When it became clear that Fishy could not be resuscitated, we told CJ it was time to send Fishy off to Fish Heaven, but he started shrieking when we started to tip Fishy’s odorous bowl contents into the toilet. Pierced eardrums notwithstanding, we quickly agreed more decorum was needed to properly say good-bye to CJ’s beloved 2 month old pet fish. We drove to the beach, with CJ cradling Fishy’s bowl and floating remains on his lap, giant tears periodically plopping into the cloudy water. We parked and our little procession marched sombrely out to the pier. It was a suitably overcast day, Stan said a few lovely words about Fishy’s short but beautiful life and on CJ’s command, hurled him out to the sea (where he quickly became a snack for a Seagull but I digress). My normally stoic, rough and tumble boy lived on the edge of tears for the next week or so and most definitely did not want another fish to replace Fishy.

Now CJ’s two younger brothers have joined in on the fight – they are all begging/ demanding/ cajoling/ whining/ petitioning me for a dog. Or a cat. Something they can cuddle, which eliminates snakes, birds and all rodents (thank GOD!) from the running. They don’t care that CJ and I are allergic. It seems that every other day a different kid proudly struts around the schoolyard with the cutest puppy in his arms, while the other kids go green with envy. My kids want to strut like those kids. I want my kids to be those kids too, but I can’t be that mother. I can’t. My days of handling excrement are over. Plus those puppies get big in a matter of months and they really do get less cute. Every day I see hapless moms being dragged up and down these North Shore hills, yelling at their clearly hearing-impaired doggy to “stay.” I can see that dogs are just clumsy, rambunctious, adorable, loving toddlers that never grow up. So why would I voluntarily go back to sleepless nights, toilet training, having to hurry home to let the dog out, organizing dog-sitters and a daily crotch-sniff?

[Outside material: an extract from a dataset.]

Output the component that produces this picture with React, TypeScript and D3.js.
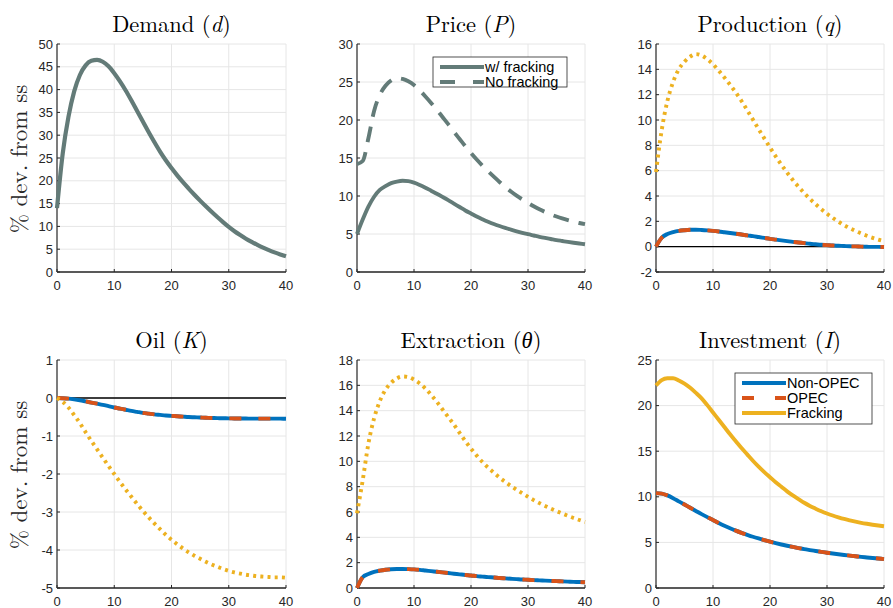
import React from "react";
import * as d3 from "d3";

const T = d3.range(0, 41);

const demand = [14, 26, 34, 39.6, 43.2, 45.3, 46.3, 46.5, 46.1, 45.1, 43.6, 41.8, 39.8, 37.6, 35.3, 33.0, 30.7, 28.5, 26.4, 24.5, 22.8, 21.2, 19.7, 18.3, 16.95, 15.65, 14.4, 13.2, 12.05, 10.95, 9.9, 8.95, 8.1, 7.3, 6.6, 5.95, 5.35, 4.8, 4.3, 3.85, 3.45];

const priceFrack = [5, 6.9, 8.6, 9.9, 10.8, 11.3, 11.7, 11.9, 12, 11.95, 11.75, 11.45, 11.1, 10.7, 10.3, 9.88, 9.45, 9.0, 8.55, 8.1, 7.7, 7.3, 6.95, 6.62, 6.32, 6.05, 5.8, 5.57, 5.36, 5.16, 4.97, 4.8, 4.63, 4.48, 4.34, 4.2, 4.08, 3.96, 3.85, 3.75, 3.65];
const priceNoFrack = [14.2, 14.6, 17.6, 21.2, 23.3, 24.5, 25.2, 25.5, 25.4, 25.1, 24.6, 23.9, 23.1, 22.25, 21.35, 20.4, 19.45, 18.45, 17.5, 16.55, 15.65, 14.8, 14.0, 13.25, 12.55, 11.85, 11.2, 10.6, 10.05, 9.55, 9.08, 8.65, 8.25, 7.9, 7.58, 7.3, 7.05, 6.83, 6.63, 6.45, 6.3];

const prodNonOpec = [0, 0.7, 1.0, 1.15, 1.25, 1.3, 1.33, 1.34, 1.32, 1.29, 1.25, 1.2, 1.14, 1.08, 1.02, 0.96, 0.89, 0.83, 0.76, 0.69, 0.62, 0.56, 0.5, 0.44, 0.38, 0.33, 0.28, 0.23, 0.19, 0.15, 0.12, 0.09, 0.07, 0.05, 0.03, 0.02, 0.0, -0.01, -0.02, -0.02, -0.03];
const prodOpec = [0, 0.7, 1.0, 1.15, 1.25, 1.3, 1.33, 1.34, 1.32, 1.29, 1.25, 1.2, 1.14, 1.08, 1.02, 0.96, 0.89, 0.83, 0.76, 0.69, 0.62, 0.56, 0.5, 0.44, 0.38, 0.33, 0.28, 0.23, 0.19, 0.15, 0.12, 0.09, 0.07, 0.05, 0.03, 0.02, 0.0, -0.01, -0.02, -0.02, -0.03];
const prodFrack = [5.9, 9.2, 11.5, 13.0, 14.0, 14.6, 15.0, 15.2, 15.1, 14.8, 14.4, 13.9, 13.35, 12.78, 12.17, 11.5, 10.78, 10.03, 9.28, 8.55, 7.83, 7.13, 6.47, 5.85, 5.27, 4.73, 4.23, 3.77, 3.35, 2.96, 2.6, 2.27, 1.97, 1.7, 1.46, 1.24, 1.04, 0.86, 0.7, 0.56, 0.44];

const oilNonOpec = [0, -0.005, -0.015, -0.035, -0.06, -0.09, -0.12, -0.15, -0.18, -0.215, -0.25, -0.28, -0.31, -0.34, -0.365, -0.39, -0.41, -0.43, -0.445, -0.46, -0.47, -0.48, -0.49, -0.5, -0.507, -0.514, -0.52, -0.525, -0.53, -0.533, -0.536, -0.538, -0.54, -0.541, -0.542, -0.543, -0.543, -0.544, -0.544, -0.544, -0.545];
const oilOpec = [0, -0.005, -0.015, -0.035, -0.06, -0.09, -0.12, -0.15, -0.18, -0.215, -0.25, -0.28, -0.31, -0.34, -0.365, -0.39, -0.41, -0.43, -0.445, -0.46, -0.47, -0.48, -0.49, -0.5, -0.507, -0.514, -0.52, -0.525, -0.53, -0.533, -0.536, -0.538, -0.54, -0.541, -0.542, -0.543, -0.543, -0.544, -0.544, -0.544, -0.545];
const oilFrack = [0, -0.1, -0.25, -0.45, -0.66, -0.9, -1.13, -1.35, -1.57, -1.79, -2.0, -2.21, -2.41, -2.6, -2.79, -2.97, -3.14, -3.3, -3.45, -3.6, -3.73, -3.85, -3.96, -4.06, -4.15, -4.23, -4.31, -4.38, -4.44, -4.5, -4.55, -4.59, -4.62, -4.65, -4.67, -4.69, -4.7, -4.71, -4.72, -4.72, -4.73];

const extNonOpec = [0, 0.85, 1.1, 1.27, 1.37, 1.44, 1.48, 1.5, 1.5, 1.49, 1.47, 1.43, 1.38, 1.33, 1.28, 1.23, 1.18, 1.13, 1.08, 1.03, 0.99, 0.94, 0.9, 0.86, 0.83, 0.79, 0.76, 0.73, 0.7, 0.67, 0.65, 0.62, 0.6, 0.58, 0.56, 0.54, 0.52, 0.5, 0.48, 0.47, 0.45];
const extOpec = [0, 0.85, 1.1, 1.27, 1.37, 1.44, 1.48, 1.5, 1.5, 1.49, 1.47, 1.43, 1.38, 1.33, 1.28, 1.23, 1.18, 1.13, 1.08, 1.03, 0.99, 0.94, 0.9, 0.86, 0.83, 0.79, 0.76, 0.73, 0.7, 0.67, 0.65, 0.62, 0.6, 0.58, 0.56, 0.54, 0.52, 0.5, 0.48, 0.47, 0.45];
const extFrack = [5.9, 8.5, 11.4, 13.4, 14.75, 15.65, 16.2, 16.55, 16.7, 16.65, 16.45, 16.15, 15.75, 15.25, 14.7, 14.1, 13.5, 12.9, 12.25, 11.6, 11.0, 10.45, 9.95, 9.5, 9.1, 8.72, 8.38, 8.06, 7.76, 7.48, 7.2, 6.94, 6.7, 6.48, 6.27, 6.07, 5.88, 5.7, 5.53, 5.37, 5.22];

const invNonOpec = [10.4, 10.35, 10.15, 9.85, 9.5, 9.15, 8.8, 8.45, 8.1, 7.77, 7.45, 7.13, 6.83, 6.55, 6.29, 6.05, 5.83, 5.62, 5.43, 5.25, 5.08, 4.92, 4.77, 4.63, 4.5, 4.38, 4.27, 4.16, 4.06, 3.96, 3.87, 3.78, 3.7, 3.62, 3.55, 3.48, 3.41, 3.35, 3.29, 3.23, 3.17];
const invOpec = [10.4, 10.35, 10.15, 9.85, 9.5, 9.15, 8.8, 8.45, 8.1, 7.77, 7.45, 7.13, 6.83, 6.55, 6.29, 6.05, 5.83, 5.62, 5.43, 5.25, 5.08, 4.92, 4.77, 4.63, 4.5, 4.38, 4.27, 4.16, 4.06, 3.96, 3.87, 3.78, 3.7, 3.62, 3.55, 3.48, 3.41, 3.35, 3.29, 3.23, 3.17];
const invFrack = [22.2, 22.8, 23.0, 23.0, 22.75, 22.4, 21.95, 21.4, 20.8, 20.05, 19.25, 18.45, 17.65, 16.85, 16.1, 15.35, 14.65, 13.95, 13.3, 12.7, 12.15, 11.6, 11.1, 10.6, 10.15, 9.75, 9.35, 9.0, 8.7, 8.42, 8.17, 7.95, 7.75, 7.57, 7.42, 7.28, 7.15, 7.04, 6.94, 6.85, 6.77];

const xTicks = [0, 10, 20, 30, 40];

const GRAY = "#637b78";
const BLUE = "#0072BD";
const ORANGE = "#D95319";
const YELLOW = "#EDB120";

type Series = { values: number[]; color: string; dash?: string; width?: number };
type Panel = {
  title: string;
  sym: string;
  col: number;
  row: number;
  yDomain: [number, number];
  yTicks: number[];
  series: Series[];
  zero?: boolean;
  ylabel?: boolean;
  legend?: { label: string; color: string; dash?: string }[];
  legendBox?: [number, number, number, number];
};

const COLS: [number, number][] = [[57, 286], [357, 585], [656, 884]];
const ROWS: [number, number][] = [[44, 272], [360, 588]];

const DASH_LINE = "12 17";
const DOT = "3 4.2";
const LW = 3.9;

const panels: Panel[] = [
  { title: "Demand ", sym: "d", col: 0, row: 0, yDomain: [0, 50], yTicks: d3.range(0, 51, 5), ylabel: true,
    series: [{ values: demand, color: GRAY, width: 4.2 }] },
  { title: "Price ", sym: "P", col: 1, row: 0, yDomain: [0, 30], yTicks: d3.range(0, 31, 5),
    series: [{ values: priceFrack, color: GRAY }, { values: priceNoFrack, color: GRAY, dash: "16 10" }],
    legend: [{ label: "w/ fracking", color: GRAY }, { label: "No fracking", color: GRAY, dash: "15 18" }],
    legendBox: [433, 57, 134, 30] },
  { title: "Production ", sym: "q", col: 2, row: 0, yDomain: [-2, 16], yTicks: d3.range(-2, 17, 2), zero: true,
    series: [{ values: prodNonOpec, color: BLUE }, { values: prodOpec, color: ORANGE, dash: DASH_LINE }, { values: prodFrack, color: YELLOW, dash: DOT }] },
  { title: "Oil ", sym: "K", col: 0, row: 1, yDomain: [-5, 1], yTicks: d3.range(-5, 2, 1), zero: true, ylabel: true,
    series: [{ values: oilNonOpec, color: BLUE }, { values: oilOpec, color: ORANGE, dash: DASH_LINE }, { values: oilFrack, color: YELLOW, dash: DOT }] },
  { title: "Extraction ", sym: "θ", col: 1, row: 1, yDomain: [0, 18], yTicks: d3.range(0, 19, 2),
    series: [{ values: extNonOpec, color: BLUE }, { values: extOpec, color: ORANGE, dash: DASH_LINE }, { values: extFrack, color: YELLOW, dash: DOT }] },
  { title: "Investment ", sym: "I", col: 2, row: 1, yDomain: [0, 25], yTicks: d3.range(0, 26, 5),
    series: [{ values: invNonOpec, color: BLUE }, { values: invOpec, color: ORANGE, dash: DASH_LINE }, { values: invFrack, color: YELLOW }],
    legend: [{ label: "Non-OPEC", color: BLUE }, { label: "OPEC", color: ORANGE, dash: "12 21" }, { label: "Fracking", color: YELLOW }],
    legendBox: [735, 373, 137, 51] },
];

const TICK_FONT = "'Liberation Sans', Arial, Helvetica, sans-serif";
const SERIF = "'Latin Modern Roman', 'CMU Serif', 'Liberation Serif', serif";

function PanelView({ p }: { p: Panel }) {
  const [x0, x1] = COLS[p.col];
  const [y0, y1] = ROWS[p.row];
  const x = d3.scaleLinear().domain([0, 40]).range([x0, x1]);
  const y = d3.scaleLinear().domain(p.yDomain).range([y1, y0]);
  const line = d3
    .line<number>()
    .x((_, i) => x(T[i]))
    .y((v) => y(v))
    .curve(d3.curveMonotoneX);
  const cx = (x0 + x1) / 2;
  return (
    <g>
      {xTicks.map((t) => (
        <line key={"gx" + t} x1={x(t)} x2={x(t)} y1={y0} y2={y1} stroke="#e6e6e6" strokeWidth={1} />
      ))}
      {p.yTicks.map((t) => (
        <line key={"gy" + t} x1={x0} x2={x1} y1={y(t)} y2={y(t)} stroke="#e6e6e6" strokeWidth={1} />
      ))}
      <line x1={x0} x2={x1} y1={y1} y2={y1} stroke="#262626" strokeWidth={1.5} />
      <line x1={x0} x2={x0} y1={y0} y2={y1} stroke="#555" strokeWidth={1.5} />
      {xTicks.map((t) => (
        <line key={"tx" + t} x1={x(t)} x2={x(t)} y1={y1} y2={y1 - 3} stroke="#262626" strokeWidth={1} />
      ))}
      {p.yTicks.map((t) => (
        <line key={"ty" + t} x1={x0} x2={x0 + 3} y1={y(t)} y2={y(t)} stroke="#262626" strokeWidth={1} />
      ))}
      {xTicks.map((t) => (
        <text key={"lx" + t} x={x(t)} y={y1 + 17.5} textAnchor="middle" fontSize={13} fontFamily={TICK_FONT} fill="#262626">
          {t}
        </text>
      ))}
      {p.yTicks.map((t) => (
        <text key={"ly" + t} x={x0 - 4} y={y(t) + 4.5} textAnchor="end" fontSize={13} fontFamily={TICK_FONT} fill="#262626">
          {t}
        </text>
      ))}
      {p.zero && <line x1={x0} x2={x1} y1={y(0)} y2={y(0)} stroke="#000" strokeWidth={1.3} />}
      {p.series.map((s, i) => (
        <path key={"s" + i} d={line(s.values) || ""} fill="none" stroke={s.color} strokeWidth={s.width ?? LW}
          strokeDasharray={s.dash} strokeLinecap="butt" strokeLinejoin="round" />
      ))}
      <text x={cx} y={y0 - 12} textAnchor="middle" fontSize={22.5} fontFamily={SERIF} fill="#000">
        {p.title}(<tspan fontStyle="italic">{p.sym}</tspan>)
      </text>
      {p.ylabel && (
        <text transform={`translate(${27},${(y0 + y1) / 2 + 1}) rotate(-90)`} textAnchor="middle" fontSize={23} fontFamily={SERIF} fill="#262626">
          % dev. from ss
        </text>
      )}
      {p.legend && p.legendBox && (
        <g>
          <rect x={p.legendBox[0]} y={p.legendBox[1]} width={p.legendBox[2]} height={p.legendBox[3]} fill="#fff" stroke="#262626" strokeWidth={0.8} />
          {p.legend.map((l, i) => {
            const ly = p.legendBox![1] + 10 + i * 15;
            const lx = p.legendBox![0] + 7;
            return (
              <g key={"lg" + i}>
                <line x1={lx} x2={lx + 44} y1={ly} y2={ly} stroke={l.color} strokeWidth={LW} strokeDasharray={l.dash} />
                <text x={lx + 45} y={ly + 5} fontSize={14.5} fontFamily={TICK_FONT} fill="#000">
                  {l.label}
                </text>
              </g>
            );
          })}
        </g>
      )}
    </g>
  );
}

export default function App() {
  return (
    <svg width={893} height={608} style={{ position: "absolute", left: 0, top: 0, background: "#fff" }}>
      <rect width={893} height={608} fill="#fff" />
      {panels.map((p, i) => (
        <PanelView key={i} p={p} />
      ))}
    </svg>
  );
}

Call me selfish, call me mean (my kids do) but I’ve heard enough about Marley & Me to know that your giant, drooling, hairy toddler-esque dog shouldn’t predecease you. After Fishy, I know I just couldn’t handle it.

Love Lucie

Mothers Day Off

Are you the kind of mom who loves to spend Mother’s Day with her kids – eating cold lumpy eggs with a smile, getting bread crumbs lodged in your panties as the kids devour your breakfast in bed for you? Or do you take the opportunity (if offered) to run for the hills, or at least to the spa?

My kids usually make me breakfast in bed, juice and buttered toast as they’re not allowed to turn on the stove without an adult present. This meal “fit for a Mother” is delivered by 3 proud kids on a tray resplendent with hand-picked dandelions and homemade treasures they’ve made at school. I love this tradition except for the mucky butter knife left on the counter and puddles of juice spotting the floor from the kitchen to my bedroom. I nibble on the toast, trying not to wonder if they washed their hands before buttering my toast. My husband says I can suck the joy out of things sometimes, and sometimes I have to agree.

Mothers Day is kind of weird for us mothers with mothers, mothers-in-law, and grandmothers too. Who do we celebrate? Not many men can organize brunch for 20, remembering their moms, aunts, grandmothers and children, so it usually falls to us to take care of everyone but ourselves.

I envy my friends who organize family bike rides on Mothers Day, complete with elegant 3 course picnic dinners for all to enjoy. If I tried that I’m sure one of my sons would be wailing because his brother “accidentally” rode his bike into him and refused to say sorry, one kid would go on strike and refuse to pedal any further, my husband would gag at the sight of the egg salad even though its my favourite food and my picnic blanket would be overrun by hungry ants.

I’d love my Mothers day to be a sunny ski/golf/spa/beach day, my belly full of egg salad and bacon and mimosas, accompanied by my happy-to-be-with-me fresh smelling children and loving husband.

Every day is Mothers Day – we cook, clean, work, counsel, cajole, launder, kiss boo-boos, check homework, and shop for groceries. I propose we rebrand Mothers Day and call it Mother’s Day Off, because that’s really what we want (plus a little appreciation).

And remember it’s Mothers Day, not Mothers Brunch, so make sure you get your 24 hours worth! Feet up ladies!